Many people amplify their gains with options, which is popularized with YOLO bets on Reddit’s Wall Street Bets. Others use options as a hedge to limit their downside risk. A box spread is a hybrid of these.
Box spreads are an arbitrage strategy created by buying bull call spreads along with corresponding bear put spreads. Both spreads need to have the same strike prices and expiration dates.
Example of a Box Spread
Let’s suppose you ABC stock is trading at $120 in January, and the following options are available:
- $100 March Put: $3
- $150 March Put: $20
- $100 March Call: $30
- $150 March Call: $2
Buying the bull call spread involves buying the March $100 call for $3,000 and selling the March $150 call for $200. The bull spread will cost $3,000 – $200 = $1,800.
Buying the bear put spread involves buying the March $150 put for $2,000 and selling the March $100 put for $300. The bear put spread will cost $2,000 – $300 = $1,700.
This makes the total cost of the box spread $1,800 + $1,700 = $3,500.
The expiration value of the box spread is ($150 – $100) x 100 = $5,000.
Therefore, an investor can make $1,500 is risk-free money by executing this box spread: $5,000 – $3,500 = $1,500 profit.
Example at Expiration
Let’s see what happens to this box spread at expiration. If ABC is $130 per share, the $150 call and $100 put are both worthless.

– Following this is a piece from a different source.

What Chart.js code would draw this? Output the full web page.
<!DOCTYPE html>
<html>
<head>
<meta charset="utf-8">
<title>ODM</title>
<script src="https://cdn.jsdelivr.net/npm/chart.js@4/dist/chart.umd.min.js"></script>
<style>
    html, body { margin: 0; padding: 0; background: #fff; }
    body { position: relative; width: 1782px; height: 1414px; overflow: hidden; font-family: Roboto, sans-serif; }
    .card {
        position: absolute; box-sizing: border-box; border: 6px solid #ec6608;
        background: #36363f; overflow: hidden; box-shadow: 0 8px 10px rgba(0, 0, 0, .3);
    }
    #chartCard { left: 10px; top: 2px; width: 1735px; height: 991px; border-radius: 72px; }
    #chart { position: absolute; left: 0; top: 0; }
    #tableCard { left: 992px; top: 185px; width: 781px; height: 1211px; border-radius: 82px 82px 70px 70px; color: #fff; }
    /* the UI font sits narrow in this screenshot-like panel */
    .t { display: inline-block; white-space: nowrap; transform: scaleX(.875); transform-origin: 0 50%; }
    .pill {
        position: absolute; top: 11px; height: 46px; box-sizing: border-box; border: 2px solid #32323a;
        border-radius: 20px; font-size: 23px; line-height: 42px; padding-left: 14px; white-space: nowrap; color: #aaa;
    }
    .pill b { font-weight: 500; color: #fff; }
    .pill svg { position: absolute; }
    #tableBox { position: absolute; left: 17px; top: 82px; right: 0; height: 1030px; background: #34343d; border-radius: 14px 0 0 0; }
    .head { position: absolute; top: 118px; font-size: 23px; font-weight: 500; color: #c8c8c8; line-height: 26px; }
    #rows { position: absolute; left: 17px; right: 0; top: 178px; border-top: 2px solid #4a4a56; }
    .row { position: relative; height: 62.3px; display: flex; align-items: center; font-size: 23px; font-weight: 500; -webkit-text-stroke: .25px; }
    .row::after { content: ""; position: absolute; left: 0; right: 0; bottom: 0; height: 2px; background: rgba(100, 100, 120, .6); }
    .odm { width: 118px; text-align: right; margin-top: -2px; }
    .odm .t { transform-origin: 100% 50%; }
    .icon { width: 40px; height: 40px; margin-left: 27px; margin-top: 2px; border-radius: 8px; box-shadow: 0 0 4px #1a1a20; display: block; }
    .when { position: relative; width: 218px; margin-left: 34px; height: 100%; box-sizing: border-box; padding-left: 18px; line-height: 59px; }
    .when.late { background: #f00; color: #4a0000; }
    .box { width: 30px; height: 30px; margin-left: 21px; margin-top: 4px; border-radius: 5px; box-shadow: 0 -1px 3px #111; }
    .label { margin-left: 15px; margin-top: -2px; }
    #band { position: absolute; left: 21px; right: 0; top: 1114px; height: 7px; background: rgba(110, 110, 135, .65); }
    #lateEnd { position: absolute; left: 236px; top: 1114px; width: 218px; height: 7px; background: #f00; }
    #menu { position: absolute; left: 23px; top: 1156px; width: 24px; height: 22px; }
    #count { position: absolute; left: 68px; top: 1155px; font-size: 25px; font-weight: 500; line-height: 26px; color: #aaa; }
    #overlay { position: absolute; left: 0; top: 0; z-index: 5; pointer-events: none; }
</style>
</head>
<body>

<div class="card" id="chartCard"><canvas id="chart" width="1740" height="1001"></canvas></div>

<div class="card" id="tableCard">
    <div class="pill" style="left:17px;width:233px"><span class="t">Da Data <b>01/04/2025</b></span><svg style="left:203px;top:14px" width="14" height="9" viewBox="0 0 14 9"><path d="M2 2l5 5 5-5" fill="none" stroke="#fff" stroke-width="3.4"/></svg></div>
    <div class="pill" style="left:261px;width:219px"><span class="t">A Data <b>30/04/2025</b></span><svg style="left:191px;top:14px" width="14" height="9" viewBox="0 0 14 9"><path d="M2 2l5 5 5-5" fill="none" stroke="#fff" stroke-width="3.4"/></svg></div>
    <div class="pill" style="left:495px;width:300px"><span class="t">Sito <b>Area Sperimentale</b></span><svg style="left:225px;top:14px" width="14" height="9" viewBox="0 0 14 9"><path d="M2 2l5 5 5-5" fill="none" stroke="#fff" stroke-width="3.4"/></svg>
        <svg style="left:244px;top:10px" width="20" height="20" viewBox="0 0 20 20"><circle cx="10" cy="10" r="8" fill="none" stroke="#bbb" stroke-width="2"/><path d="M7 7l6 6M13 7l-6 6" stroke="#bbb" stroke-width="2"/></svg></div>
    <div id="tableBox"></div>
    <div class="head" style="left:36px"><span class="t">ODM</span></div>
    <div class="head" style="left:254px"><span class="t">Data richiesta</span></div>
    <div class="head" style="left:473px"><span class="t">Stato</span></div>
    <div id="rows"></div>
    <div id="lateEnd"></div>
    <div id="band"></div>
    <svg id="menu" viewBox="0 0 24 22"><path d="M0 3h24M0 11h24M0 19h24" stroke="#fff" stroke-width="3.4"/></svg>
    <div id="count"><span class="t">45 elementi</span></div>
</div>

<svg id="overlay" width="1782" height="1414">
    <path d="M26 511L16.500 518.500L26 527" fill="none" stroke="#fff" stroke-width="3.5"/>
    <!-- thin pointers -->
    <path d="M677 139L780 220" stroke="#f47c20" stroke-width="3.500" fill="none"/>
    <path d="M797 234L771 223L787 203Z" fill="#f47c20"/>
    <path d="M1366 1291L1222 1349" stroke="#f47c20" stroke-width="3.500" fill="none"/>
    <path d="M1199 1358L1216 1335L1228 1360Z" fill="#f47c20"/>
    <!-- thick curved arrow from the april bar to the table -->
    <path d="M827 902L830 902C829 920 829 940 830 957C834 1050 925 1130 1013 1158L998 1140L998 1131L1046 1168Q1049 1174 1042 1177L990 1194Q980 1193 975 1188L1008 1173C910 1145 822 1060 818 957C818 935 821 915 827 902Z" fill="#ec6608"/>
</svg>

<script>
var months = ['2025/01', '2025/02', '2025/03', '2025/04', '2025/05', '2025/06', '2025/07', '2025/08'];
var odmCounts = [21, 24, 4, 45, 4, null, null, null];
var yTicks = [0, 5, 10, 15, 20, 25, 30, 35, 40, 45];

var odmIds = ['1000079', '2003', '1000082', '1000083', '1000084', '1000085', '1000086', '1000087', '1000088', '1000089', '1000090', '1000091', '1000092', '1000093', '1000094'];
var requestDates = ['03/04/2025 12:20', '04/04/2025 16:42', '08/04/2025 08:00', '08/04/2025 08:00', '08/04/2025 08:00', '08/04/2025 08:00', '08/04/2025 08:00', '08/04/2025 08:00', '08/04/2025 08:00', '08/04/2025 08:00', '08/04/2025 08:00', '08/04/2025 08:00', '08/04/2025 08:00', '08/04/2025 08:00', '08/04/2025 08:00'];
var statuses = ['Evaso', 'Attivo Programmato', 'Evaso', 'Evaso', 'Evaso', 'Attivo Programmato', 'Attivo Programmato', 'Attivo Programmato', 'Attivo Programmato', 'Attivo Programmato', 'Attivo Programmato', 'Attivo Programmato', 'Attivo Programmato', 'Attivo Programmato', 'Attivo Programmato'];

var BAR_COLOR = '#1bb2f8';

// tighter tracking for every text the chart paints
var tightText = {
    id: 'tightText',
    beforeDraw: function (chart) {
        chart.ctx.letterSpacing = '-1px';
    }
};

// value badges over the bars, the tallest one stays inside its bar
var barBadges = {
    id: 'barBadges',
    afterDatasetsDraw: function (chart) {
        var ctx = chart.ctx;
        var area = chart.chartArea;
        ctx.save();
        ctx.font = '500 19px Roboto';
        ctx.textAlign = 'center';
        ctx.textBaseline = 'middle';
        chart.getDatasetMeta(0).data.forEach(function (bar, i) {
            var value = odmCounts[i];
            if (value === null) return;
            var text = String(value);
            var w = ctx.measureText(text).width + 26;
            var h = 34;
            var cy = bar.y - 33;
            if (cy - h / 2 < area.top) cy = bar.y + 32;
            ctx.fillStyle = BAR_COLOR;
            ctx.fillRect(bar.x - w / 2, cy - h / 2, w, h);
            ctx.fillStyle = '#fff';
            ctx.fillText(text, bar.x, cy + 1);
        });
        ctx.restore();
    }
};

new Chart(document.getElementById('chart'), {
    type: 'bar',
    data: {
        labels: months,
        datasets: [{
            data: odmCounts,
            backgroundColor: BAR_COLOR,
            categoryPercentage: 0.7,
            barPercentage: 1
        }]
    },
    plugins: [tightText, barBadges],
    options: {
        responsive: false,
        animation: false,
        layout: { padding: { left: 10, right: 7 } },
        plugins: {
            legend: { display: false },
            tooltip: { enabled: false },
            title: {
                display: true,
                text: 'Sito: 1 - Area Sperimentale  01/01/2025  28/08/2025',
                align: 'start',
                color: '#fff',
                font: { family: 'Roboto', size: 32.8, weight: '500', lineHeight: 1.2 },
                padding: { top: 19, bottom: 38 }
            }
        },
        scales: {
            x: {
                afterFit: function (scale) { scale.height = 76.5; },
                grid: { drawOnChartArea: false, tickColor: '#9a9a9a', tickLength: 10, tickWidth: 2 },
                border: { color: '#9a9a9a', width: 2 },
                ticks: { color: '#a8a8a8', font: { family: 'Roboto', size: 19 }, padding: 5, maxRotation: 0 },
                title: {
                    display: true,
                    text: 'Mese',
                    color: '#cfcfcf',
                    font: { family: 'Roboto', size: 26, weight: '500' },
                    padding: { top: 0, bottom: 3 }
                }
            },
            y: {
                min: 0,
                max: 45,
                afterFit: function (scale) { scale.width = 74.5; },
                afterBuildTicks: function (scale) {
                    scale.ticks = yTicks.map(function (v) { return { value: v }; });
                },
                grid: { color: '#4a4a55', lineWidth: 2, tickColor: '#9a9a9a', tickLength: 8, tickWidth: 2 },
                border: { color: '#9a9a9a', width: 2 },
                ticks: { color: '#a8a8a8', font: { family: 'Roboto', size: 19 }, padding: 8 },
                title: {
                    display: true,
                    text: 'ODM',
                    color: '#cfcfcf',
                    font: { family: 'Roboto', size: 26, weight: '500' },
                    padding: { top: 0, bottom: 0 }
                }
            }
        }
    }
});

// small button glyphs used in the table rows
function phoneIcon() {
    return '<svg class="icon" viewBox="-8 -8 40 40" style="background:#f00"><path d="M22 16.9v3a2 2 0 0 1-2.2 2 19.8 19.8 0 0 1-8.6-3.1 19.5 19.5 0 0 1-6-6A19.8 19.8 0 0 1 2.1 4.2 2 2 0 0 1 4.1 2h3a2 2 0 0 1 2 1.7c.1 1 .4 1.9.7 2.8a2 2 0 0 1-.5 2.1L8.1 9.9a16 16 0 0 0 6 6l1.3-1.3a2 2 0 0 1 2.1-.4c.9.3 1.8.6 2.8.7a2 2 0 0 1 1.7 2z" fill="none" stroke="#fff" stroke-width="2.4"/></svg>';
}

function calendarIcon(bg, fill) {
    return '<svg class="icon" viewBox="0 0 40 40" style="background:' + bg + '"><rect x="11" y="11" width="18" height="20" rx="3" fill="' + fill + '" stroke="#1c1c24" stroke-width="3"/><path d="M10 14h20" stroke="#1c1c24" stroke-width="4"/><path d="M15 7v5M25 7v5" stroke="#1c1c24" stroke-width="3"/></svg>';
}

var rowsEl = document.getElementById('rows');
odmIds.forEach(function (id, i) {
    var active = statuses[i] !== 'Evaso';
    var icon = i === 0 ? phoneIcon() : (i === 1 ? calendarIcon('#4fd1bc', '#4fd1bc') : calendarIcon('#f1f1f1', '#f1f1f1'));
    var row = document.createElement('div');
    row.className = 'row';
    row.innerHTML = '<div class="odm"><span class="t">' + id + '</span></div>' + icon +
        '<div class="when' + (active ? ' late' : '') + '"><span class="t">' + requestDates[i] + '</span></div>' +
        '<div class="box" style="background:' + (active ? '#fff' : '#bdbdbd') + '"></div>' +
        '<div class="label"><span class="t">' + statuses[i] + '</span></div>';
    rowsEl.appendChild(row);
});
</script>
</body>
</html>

The $150 put is worth $20, while the $100 call is worth $30, or $50 total for the put and call. Since each option entitles you to 100 shares, your options are worth $5,000.
Box spreads are great because the strike price doesn’t matter. Suppose ABC goes down to $0 per share. Your $100 call will be useless, and both of your puts would be exercised.
- The $150 put that you own is worth $150 x 100 = $15,000
- The $100 put that you sold short is worth $100 x 100 = $10,000
- $15k – $10k = $5k
What’s the Catch?
If these box spreads allow you to make risk-free money, why isn’t everybody doing this?
It turns out that many hedge funds and machines are. Hedge funds invest billions of dollars in machines and technology to find these arbitrage opportunities before any human can catch them. Therefore, the odds of you finding an arbitrage opportunity with box spreads is incredibly low.
A Reddit user famously turned $5k into -$58k by using box spreads. The catch was that they bought American options, which can be exercised at any time. Once the call options sold short were exercised, the user had a -1,833% loss, and Robinhood closed their account.
What is a Box Spread – The Bottom Line
Box spreads are great in practice, but almost impossible to find in reality. By executing a set of call options and put options, an investor can lock in a riskless return over a set amount of time.
Unfortunately, hedge funds have invested billions of dollars in technology to find these opportunities before you do. Once they find an arbitrage opportunity, hedge funds will bid up the positions until the prices are greater than the locked in return.
If you ever believe you found a risk-free return with box spreads, make sure to ask around and dig deeper. You have better odds getting struck by lightning than finding a risk-free return, and the feeling will be similar once you realize your error.